Collect all lines containing the word "document" from the data.
— Start of Dataset section —
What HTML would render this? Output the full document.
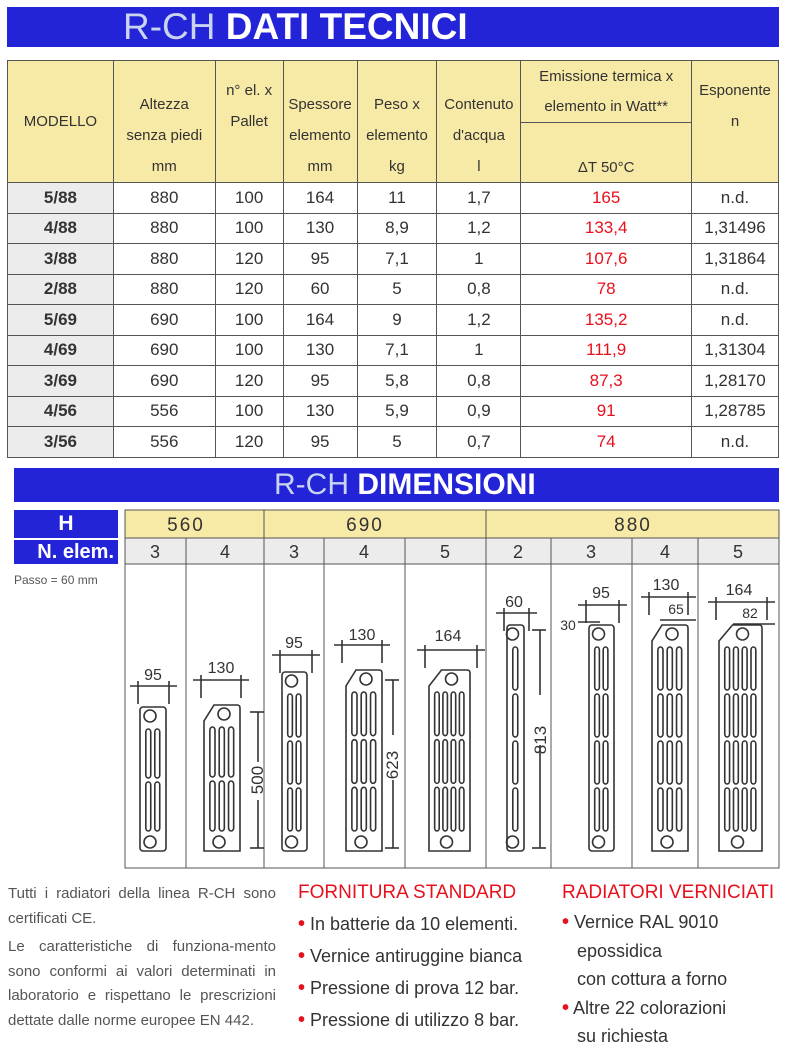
<!DOCTYPE html>
<html><head><meta charset="utf-8">
<style>
*{margin:0;padding:0;box-sizing:border-box}
body{width:787px;height:1061px;background:#fff;position:relative;overflow:hidden;font-family:"Liberation Sans Narrow","Liberation Sans",sans-serif;color:#333}
.bar{position:absolute;background:#2323d8;color:#fff;font-weight:bold;white-space:nowrap}
.bar span{color:#c8d4f0;font-weight:normal}
table{position:absolute;border-collapse:collapse}
#t1{left:7px;top:60px;width:772px}
#t1 td{border:1px solid #555;text-align:center;font-size:17px;height:30.5px;color:#333}
#t1 tr.h td{background:#f7e9a6;font-size:15px;line-height:31px;vertical-align:bottom;padding-bottom:0}
#t1 td.m{background:#ececec;font-weight:bold}
#t1 td.r{color:#e8101c}
.a{position:absolute}
.txt{position:absolute;font-size:15px;line-height:24.5px;color:#555}
.red{color:#e8101c;font-size:19px}
.li{font-size:18px;line-height:32px;color:#333}
.li b{color:#e8101c;font-size:20px}
</style></head><body>
<div class="bar" style="left:7px;top:7px;width:772px;height:40px;font-size:37px;line-height:40px;padding-left:116px"><span>R-CH</span> DATI TECNICI</div>

<table id="t1">
<tr class="h">
<td rowspan="2" style="width:106px;height:122px;vertical-align:middle">MODELLO</td>
<td rowspan="2" style="width:102px">Altezza<br>senza piedi<br>mm</td>
<td rowspan="2" style="width:68px;vertical-align:middle">n° el. x<br>Pallet<br>&nbsp;</td>
<td rowspan="2" style="width:74px">Spessore<br>elemento<br>mm</td>
<td rowspan="2" style="width:80px">Peso x<br>elemento<br>kg</td>
<td rowspan="2" style="width:84px">Contenuto<br>d'acqua<br>l</td>
<td style="width:171px;height:62px;line-height:30px">Emissione termica x<br>elemento in Watt**</td>
<td rowspan="2" style="width:87px;vertical-align:middle">Esponente<br>n<br>&nbsp;</td></tr>
<tr class="h"><td style="height:60px;vertical-align:bottom;line-height:28px">ΔT 50°C</td></tr>
<tr><td class="m">5/88</td><td>880</td><td>100</td><td>164</td><td>11</td><td>1,7</td><td class="r">165</td><td>n.d.</td></tr>
<tr><td class="m">4/88</td><td>880</td><td>100</td><td>130</td><td>8,9</td><td>1,2</td><td class="r">133,4</td><td>1,31496</td></tr>
<tr><td class="m">3/88</td><td>880</td><td>120</td><td>95</td><td>7,1</td><td>1</td><td class="r">107,6</td><td>1,31864</td></tr>
<tr><td class="m">2/88</td><td>880</td><td>120</td><td>60</td><td>5</td><td>0,8</td><td class="r">78</td><td>n.d.</td></tr>
<tr><td class="m">5/69</td><td>690</td><td>100</td><td>164</td><td>9</td><td>1,2</td><td class="r">135,2</td><td>n.d.</td></tr>
<tr><td class="m">4/69</td><td>690</td><td>100</td><td>130</td><td>7,1</td><td>1</td><td class="r">111,9</td><td>1,31304</td></tr>
<tr><td class="m">3/69</td><td>690</td><td>120</td><td>95</td><td>5,8</td><td>0,8</td><td class="r">87,3</td><td>1,28170</td></tr>
<tr><td class="m">4/56</td><td>556</td><td>100</td><td>130</td><td>5,9</td><td>0,9</td><td class="r">91</td><td>1,28785</td></tr>
<tr><td class="m">3/56</td><td>556</td><td>120</td><td>95</td><td>5</td><td>0,7</td><td class="r">74</td><td>n.d.</td></tr>
</table>

<div class="bar" style="left:14px;top:468px;width:765px;height:34px;font-size:30px;line-height:34px;padding-left:260px"><span>R-CH</span> DIMENSIONI</div>
<div class="bar" style="left:14px;top:510px;width:104px;height:28px;font-size:21px;line-height:28px;text-align:center">H</div>
<div class="bar" style="left:14px;top:540px;width:104px;height:24px;font-size:20px;line-height:24px;text-align:right;padding-right:4px">N. elem.</div>
<div class="a" style="left:14px;top:573px;font-size:12px;color:#555">Passo = 60 mm</div>

<svg class="a" style="left:0;top:0" width="787" height="1061" id="sv">
<g font-family="Liberation Sans, sans-serif" fill="#333">
<rect x="125" y="510" width="654" height="28" fill="#f7e9a6"/>
<rect x="125" y="538" width="654" height="26" fill="#ececec"/>
<rect x="125" y="510" width="654" height="358" fill="none" stroke="#555"/>
<line x1="125" y1="538" x2="779" y2="538" stroke="#555"/>
<line x1="125" y1="564" x2="779" y2="564" stroke="#555"/>
<g stroke="#555">
<line x1="186" y1="538" x2="186" y2="868"/><line x1="264" y1="510" x2="264" y2="868"/>
<line x1="324" y1="538" x2="324" y2="868"/><line x1="405" y1="538" x2="405" y2="868"/>
<line x1="486" y1="510" x2="486" y2="868"/><line x1="551" y1="538" x2="551" y2="868"/>
<line x1="632" y1="538" x2="632" y2="868"/><line x1="698" y1="538" x2="698" y2="868"/>
</g>
<g font-size="19" text-anchor="middle" letter-spacing="2">
<text x="186" y="531">560</text><text x="365" y="531">690</text><text x="633" y="531">880</text>
</g>
<g font-size="18" text-anchor="middle">
<text x="155" y="558">3</text><text x="225" y="558">4</text><text x="294" y="558">3</text><text x="364" y="558">4</text><text x="445" y="558">5</text><text x="518" y="558">2</text><text x="591" y="558">3</text><text x="665" y="558">4</text><text x="738" y="558">5</text>
</g>
<g id="rads" fill="none" stroke="#333" stroke-width="1.6"></g>
<g font-size="16" text-anchor="middle">
<text x="153" y="680">95</text><text x="221" y="673">130</text><text x="294" y="648">95</text><text x="362" y="640">130</text><text x="448" y="641">164</text><text x="514" y="607">60</text><text x="601" y="598">95</text><text x="666" y="590">130</text><text x="739" y="595">164</text>
<text x="676" y="614" font-size="14">65</text><text x="750" y="618" font-size="14">82</text><text x="568" y="630" font-size="14">30</text>
<text transform="translate(263,780) rotate(-90)" font-size="17">500</text>
<text transform="translate(398,765) rotate(-90)" font-size="17">623</text>
<text transform="translate(546,740) rotate(-90)" font-size="17">813</text>
</g>
</g>
</svg>

<div class="txt" style="left:8px;top:882px;width:268px;text-align:justify">Tutti i radiatori della linea R-CH sono certificati CE.</div>
<div class="txt" style="left:8px;top:935px;width:268px;text-align:justify;text-align-last:left">Le caratteristiche di funziona-mento sono conformi ai valori determinati in laboratorio e rispettano le prescrizioni dettate dalle norme europee EN 442.</div>

<div class="a red" style="left:298px;top:882px">FORNITURA STANDARD</div>
<div class="a li" style="left:298px;top:908px"><b>•</b> In batterie da 10 elementi.<br><b>•</b> Vernice antiruggine bianca<br><b>•</b> Pressione di prova 12 bar.<br><b>•</b> Pressione di utilizzo 8 bar.</div>
<div class="a red" style="left:562px;top:882px">RADIATORI VERNICIATI</div>
<div class="a li" style="left:562px;top:908px;line-height:28.5px"><b>•</b> Vernice RAL 9010<br>&nbsp;&nbsp;&nbsp;epossidica<br>&nbsp;&nbsp;&nbsp;con cottura a forno<br><b>•</b> Altre 22 colorazioni<br>&nbsp;&nbsp;&nbsp;su richiesta</div>

<script>
var g=document.getElementById('rads'),s='';
function L(x1,y1,x2,y2){s+='<line x1="'+x1+'" y1="'+y1+'" x2="'+x2+'" y2="'+y2+'"/>';}
function rad(x,w,top,cols,segs,ch){
 var b=851;
 if(ch) s+='<path d="M'+(x+w/2-8)+' '+top+' L'+(x+w-3)+' '+top+' Q'+(x+w)+' '+top+' '+(x+w)+' '+(top+3)+' L'+(x+w)+' '+b+' L'+x+' '+b+' L'+x+' '+(top+16)+' Z"/>';
 else s+='<rect x="'+x+'" y="'+top+'" width="'+w+'" height="'+(b-top)+'" rx="3"/>';
 var cx=ch?x+w/2+2:x+w/2-3;
 s+='<circle cx="'+cx+'" cy="'+(top+9)+'" r="6"/><circle cx="'+(x+w/2-3)+'" cy="'+(b-9)+'" r="6"/>';
 var y0=top+20,y1=b-18,h=(y1-y0)/segs;
 var sw=(w-8)/cols;
 for(var c=0;c<cols;c++)for(var k=0;k<segs;k++){
  s+='<rect x="'+(x+4+c*sw+sw*0.2)+'" y="'+(y0+k*h+2)+'" width="'+(sw*0.55)+'" height="'+(h-4)+'" rx="3"/>';}
}
rad(140,26,707,2,2,0);rad(204,36,705,3,2,1);
rad(282,25,672,2,3,0);rad(346,36,670,3,3,1);rad(429,41,670,4,3,1);
rad(507,17,625,1,4,0);rad(589,25,625,2,4,0);rad(652,36,625,3,4,1);rad(719,43,625,4,4,1);
function dim(x1,x2,y){L(x1,y,x2,y);L(x1+8,y-5,x1+8,y+18);L(x2-8,y-5,x2-8,y+18);}
dim(130,177,686);dim(193,249,680);dim(272,320,655);dim(334,390,645);dim(417,485,650);dim(496,537,613);dim(578,627,605);dim(641,696,597);dim(708,775,602);
L(660,620,696,620);L(733,624,775,624);L(578,622,600,622);
L(258,712,258,762);L(258,800,258,848);L(250,712,264,712);L(250,848,264,848);
L(393,680,393,735);L(393,780,393,848);L(385,680,399,680);L(385,848,399,848);
L(540,630,540,695);L(540,745,540,848);L(532,630,546,630);L(532,848,546,848);
g.innerHTML=s;
</script>
</body></html>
— End of Dataset section —
:: Task solution ::
What HTML would render this? Output the full document.
var g=document.getElementById('rads'),s='';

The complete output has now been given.